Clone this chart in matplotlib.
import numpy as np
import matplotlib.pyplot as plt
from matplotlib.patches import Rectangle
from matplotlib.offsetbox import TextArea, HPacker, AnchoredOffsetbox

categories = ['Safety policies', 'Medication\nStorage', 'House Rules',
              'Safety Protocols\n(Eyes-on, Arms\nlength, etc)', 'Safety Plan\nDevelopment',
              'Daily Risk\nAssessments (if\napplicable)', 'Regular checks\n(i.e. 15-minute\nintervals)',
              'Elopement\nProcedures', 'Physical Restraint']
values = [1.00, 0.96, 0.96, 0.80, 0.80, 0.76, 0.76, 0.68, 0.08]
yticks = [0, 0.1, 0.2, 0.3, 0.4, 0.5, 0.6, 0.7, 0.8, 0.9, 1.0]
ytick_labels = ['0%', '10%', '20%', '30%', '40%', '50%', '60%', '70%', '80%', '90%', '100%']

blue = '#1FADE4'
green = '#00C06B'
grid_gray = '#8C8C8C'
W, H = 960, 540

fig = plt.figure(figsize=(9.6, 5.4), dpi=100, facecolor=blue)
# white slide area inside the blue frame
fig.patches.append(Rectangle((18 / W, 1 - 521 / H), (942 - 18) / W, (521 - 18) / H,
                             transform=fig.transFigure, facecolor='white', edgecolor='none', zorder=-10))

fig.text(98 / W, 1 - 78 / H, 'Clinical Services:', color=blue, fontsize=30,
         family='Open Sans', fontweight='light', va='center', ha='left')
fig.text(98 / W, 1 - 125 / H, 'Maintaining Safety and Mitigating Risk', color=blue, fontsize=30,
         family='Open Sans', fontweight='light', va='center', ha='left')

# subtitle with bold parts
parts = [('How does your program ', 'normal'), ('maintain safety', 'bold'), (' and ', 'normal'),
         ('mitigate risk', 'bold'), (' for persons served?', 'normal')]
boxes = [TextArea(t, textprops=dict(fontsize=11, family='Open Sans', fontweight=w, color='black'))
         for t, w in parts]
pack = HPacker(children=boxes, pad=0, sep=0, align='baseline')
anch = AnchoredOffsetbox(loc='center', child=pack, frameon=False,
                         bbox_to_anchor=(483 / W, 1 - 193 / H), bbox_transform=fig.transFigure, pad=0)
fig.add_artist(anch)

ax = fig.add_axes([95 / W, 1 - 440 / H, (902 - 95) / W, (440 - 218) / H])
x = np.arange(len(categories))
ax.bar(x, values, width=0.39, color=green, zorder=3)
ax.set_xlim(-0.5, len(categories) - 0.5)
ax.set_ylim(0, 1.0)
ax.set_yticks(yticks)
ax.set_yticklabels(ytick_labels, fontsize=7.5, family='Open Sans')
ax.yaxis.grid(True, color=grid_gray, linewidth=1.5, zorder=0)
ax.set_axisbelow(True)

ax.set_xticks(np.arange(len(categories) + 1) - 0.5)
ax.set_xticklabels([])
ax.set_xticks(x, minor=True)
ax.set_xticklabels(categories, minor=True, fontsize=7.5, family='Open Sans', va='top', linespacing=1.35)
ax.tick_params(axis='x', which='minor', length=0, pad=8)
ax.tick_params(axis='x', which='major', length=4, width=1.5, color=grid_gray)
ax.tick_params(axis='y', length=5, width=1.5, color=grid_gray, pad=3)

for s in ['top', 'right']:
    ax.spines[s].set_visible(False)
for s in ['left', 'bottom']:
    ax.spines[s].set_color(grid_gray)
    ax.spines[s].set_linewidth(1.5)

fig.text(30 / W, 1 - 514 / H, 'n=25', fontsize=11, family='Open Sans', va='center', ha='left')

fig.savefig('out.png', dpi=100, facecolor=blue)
...
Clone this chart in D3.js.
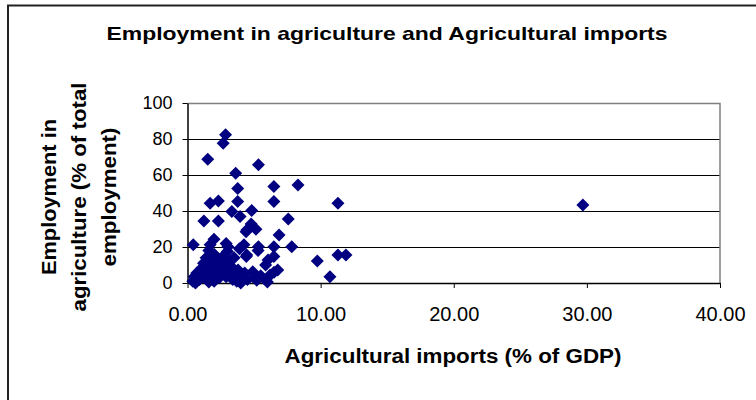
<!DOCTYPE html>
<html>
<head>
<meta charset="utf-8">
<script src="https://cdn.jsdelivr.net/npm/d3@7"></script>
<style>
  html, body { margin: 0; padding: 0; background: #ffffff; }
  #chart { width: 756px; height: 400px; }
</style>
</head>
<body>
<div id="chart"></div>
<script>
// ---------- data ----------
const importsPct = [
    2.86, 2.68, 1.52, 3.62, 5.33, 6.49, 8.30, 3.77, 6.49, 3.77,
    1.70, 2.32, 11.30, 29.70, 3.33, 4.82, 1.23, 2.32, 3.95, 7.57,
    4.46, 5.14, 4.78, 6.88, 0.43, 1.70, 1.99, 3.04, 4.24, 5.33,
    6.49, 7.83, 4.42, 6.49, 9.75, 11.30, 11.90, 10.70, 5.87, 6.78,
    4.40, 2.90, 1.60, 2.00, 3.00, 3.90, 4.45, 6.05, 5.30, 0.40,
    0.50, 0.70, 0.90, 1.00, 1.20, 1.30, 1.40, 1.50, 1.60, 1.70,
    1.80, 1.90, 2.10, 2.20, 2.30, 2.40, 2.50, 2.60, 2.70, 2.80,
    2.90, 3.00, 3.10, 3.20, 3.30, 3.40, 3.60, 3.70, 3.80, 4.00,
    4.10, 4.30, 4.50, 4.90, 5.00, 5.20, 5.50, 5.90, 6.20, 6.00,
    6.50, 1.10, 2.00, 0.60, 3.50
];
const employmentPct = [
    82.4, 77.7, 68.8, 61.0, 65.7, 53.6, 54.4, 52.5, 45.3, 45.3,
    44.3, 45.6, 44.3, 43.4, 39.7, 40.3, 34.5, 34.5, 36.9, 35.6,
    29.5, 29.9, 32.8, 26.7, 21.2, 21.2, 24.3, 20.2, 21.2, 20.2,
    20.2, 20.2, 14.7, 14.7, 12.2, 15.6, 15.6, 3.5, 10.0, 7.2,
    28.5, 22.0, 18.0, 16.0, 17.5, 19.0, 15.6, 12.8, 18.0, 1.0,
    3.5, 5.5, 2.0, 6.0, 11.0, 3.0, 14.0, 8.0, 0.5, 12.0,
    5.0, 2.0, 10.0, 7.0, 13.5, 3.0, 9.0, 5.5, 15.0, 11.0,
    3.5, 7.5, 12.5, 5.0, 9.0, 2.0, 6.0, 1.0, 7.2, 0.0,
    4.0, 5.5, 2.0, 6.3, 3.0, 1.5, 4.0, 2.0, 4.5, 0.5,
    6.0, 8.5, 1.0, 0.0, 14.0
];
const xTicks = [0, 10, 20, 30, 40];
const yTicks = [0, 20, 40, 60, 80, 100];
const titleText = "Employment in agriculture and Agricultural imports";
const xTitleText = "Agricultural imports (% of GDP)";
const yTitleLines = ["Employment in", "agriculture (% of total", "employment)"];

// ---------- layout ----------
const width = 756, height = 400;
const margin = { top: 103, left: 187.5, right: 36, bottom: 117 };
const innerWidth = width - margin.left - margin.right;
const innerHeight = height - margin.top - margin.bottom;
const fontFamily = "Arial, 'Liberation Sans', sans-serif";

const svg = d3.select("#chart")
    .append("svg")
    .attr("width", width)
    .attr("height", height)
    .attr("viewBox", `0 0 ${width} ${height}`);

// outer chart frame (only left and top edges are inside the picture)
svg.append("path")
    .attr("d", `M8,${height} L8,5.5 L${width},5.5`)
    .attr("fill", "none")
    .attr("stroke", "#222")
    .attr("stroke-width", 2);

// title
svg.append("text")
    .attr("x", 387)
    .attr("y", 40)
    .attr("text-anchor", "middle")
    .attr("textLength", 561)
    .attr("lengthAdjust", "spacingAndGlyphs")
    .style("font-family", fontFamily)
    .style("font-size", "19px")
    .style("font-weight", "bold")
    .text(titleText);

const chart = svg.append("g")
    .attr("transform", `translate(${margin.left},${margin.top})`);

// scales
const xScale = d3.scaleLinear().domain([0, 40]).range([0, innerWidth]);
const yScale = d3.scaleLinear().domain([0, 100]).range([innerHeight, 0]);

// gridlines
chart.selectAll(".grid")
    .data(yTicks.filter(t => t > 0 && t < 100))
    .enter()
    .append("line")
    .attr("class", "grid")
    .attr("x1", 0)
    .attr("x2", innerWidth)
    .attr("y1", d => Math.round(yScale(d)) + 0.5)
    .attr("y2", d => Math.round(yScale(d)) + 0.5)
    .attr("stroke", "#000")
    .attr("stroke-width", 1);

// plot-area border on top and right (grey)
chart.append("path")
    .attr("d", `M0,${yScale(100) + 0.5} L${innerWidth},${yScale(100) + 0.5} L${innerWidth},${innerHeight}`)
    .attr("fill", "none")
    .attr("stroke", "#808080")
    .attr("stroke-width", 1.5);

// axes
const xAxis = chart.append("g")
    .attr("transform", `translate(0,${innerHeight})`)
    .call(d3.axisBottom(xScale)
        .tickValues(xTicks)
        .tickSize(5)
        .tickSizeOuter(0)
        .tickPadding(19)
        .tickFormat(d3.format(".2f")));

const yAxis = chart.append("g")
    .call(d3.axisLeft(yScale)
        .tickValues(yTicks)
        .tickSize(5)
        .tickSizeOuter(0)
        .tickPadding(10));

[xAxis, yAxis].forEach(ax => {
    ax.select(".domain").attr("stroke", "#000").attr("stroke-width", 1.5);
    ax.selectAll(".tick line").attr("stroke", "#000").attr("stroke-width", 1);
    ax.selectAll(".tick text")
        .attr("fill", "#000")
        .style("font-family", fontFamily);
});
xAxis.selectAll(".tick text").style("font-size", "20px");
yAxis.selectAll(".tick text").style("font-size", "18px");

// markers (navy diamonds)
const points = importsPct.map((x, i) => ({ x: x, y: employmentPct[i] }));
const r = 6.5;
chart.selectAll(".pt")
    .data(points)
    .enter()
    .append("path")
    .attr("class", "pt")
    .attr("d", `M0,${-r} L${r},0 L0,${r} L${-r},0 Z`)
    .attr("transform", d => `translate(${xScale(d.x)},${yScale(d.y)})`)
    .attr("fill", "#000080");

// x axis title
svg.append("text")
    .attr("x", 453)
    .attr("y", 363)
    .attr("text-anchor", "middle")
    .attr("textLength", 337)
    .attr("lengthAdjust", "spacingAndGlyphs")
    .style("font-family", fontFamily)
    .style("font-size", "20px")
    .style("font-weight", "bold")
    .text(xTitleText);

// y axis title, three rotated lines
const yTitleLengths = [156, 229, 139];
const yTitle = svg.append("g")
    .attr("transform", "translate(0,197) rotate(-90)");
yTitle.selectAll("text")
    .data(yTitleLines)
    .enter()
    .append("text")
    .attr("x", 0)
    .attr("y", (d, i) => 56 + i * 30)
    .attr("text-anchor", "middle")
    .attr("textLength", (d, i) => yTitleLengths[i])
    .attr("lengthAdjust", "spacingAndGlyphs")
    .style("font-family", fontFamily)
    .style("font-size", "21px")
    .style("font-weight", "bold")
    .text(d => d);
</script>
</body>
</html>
--
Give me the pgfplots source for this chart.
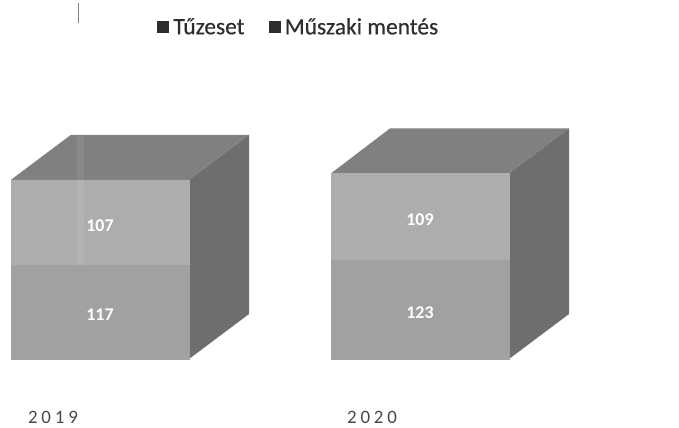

_Instructions for the task:_
Only the lines from the line with "Clone this chart in matplotlib." to the line with "from matplotlib.offsetbox import", inclusive, are to be printed, exactly as they appear.

_Solution to this exercise:_
Clone this chart in matplotlib.
import numpy as np
import matplotlib.pyplot as plt
from matplotlib.patches import Rectangle
from matplotlib.offsetbox import TextArea, HPacker, AnchoredOffsetbox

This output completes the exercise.